Other, smaller firms, or others that staff-up for projects as they are awarded, will use contract engineering, procurement and construction management (EPCM) firms.

“Right now, in Alberta, the number of contractors in supply chain is increasing as more firms are utilizing contractors due to the ease of hiring and letting them go,” said Ferber.

SCMs in the construction industry are facing a number of challenges now, Ferber says.

“There are sourcing challenges, as supply is limited and there is competition within the industry for those supplies,” he said.

“In addition, there is competition from other industries, either domestic or international, that would like those materials, too.”

Other challenges facing construction SCMs are a shortage of transportation services from outside the local area, and inadequate or interrupted supply of raw materials.

“For example, there is only so much lime to make concrete and it can be produced only so fast,” said Ferber.

“So you are facing not only competition for the concrete as a raw material but competition for the raw material that makes concrete.”

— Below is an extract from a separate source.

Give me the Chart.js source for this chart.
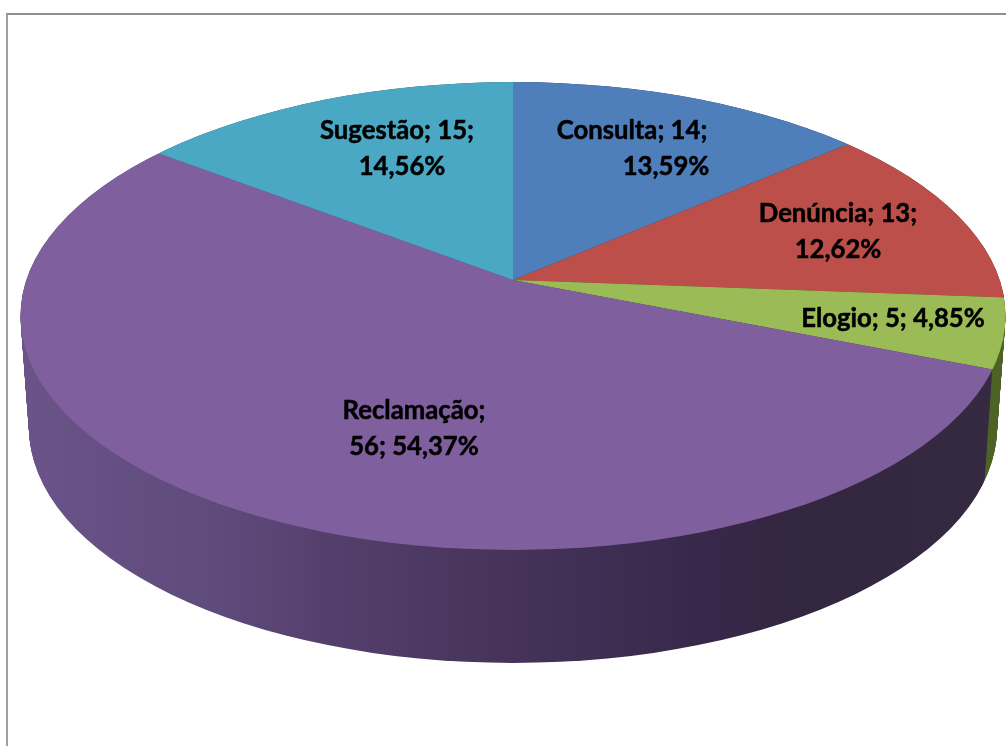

SCMs sometimes need some assistance from an outside expert to do their jobs effectively.

Larry Berglund, with Presentations Plus Training and Consulting Inc. in Surrey, BC, says construction projects are different from other large projects because they have established procedures and legal contracts for most of the processes involved in delivering a project to its owner.

“Construction projects are massive, multi-million dollar affairs with many different types of risk that need to be covered,” said Berglund.

“Project management is constrained by all the documents and regulations that outline standard practices. Every province follows similar standards, but there are individual wrinkles.”

SCMs in B.C. have some stiff headwinds to contend with, says Berglund: A shortage of skilled labor, increasing cost of construction materials and a shortage of some kinds of steel.

Cris Munro, the principal of CM2 Ventures Inc. in Langley, B.C., says there is much the people who fill the supply chain function in construction need to learn how to do better.

“Too many of them don’t think strategically,” said Munro.

“They tend to focus on just one aspect of the process, instead of the process in its entirety, and then choreographing it.”

Managers need to be strategic, and think of where they want the company to go.

“Supply chain management involves looking at the whole flow of goods and services in a construction project and bringing everything together,” Munro said.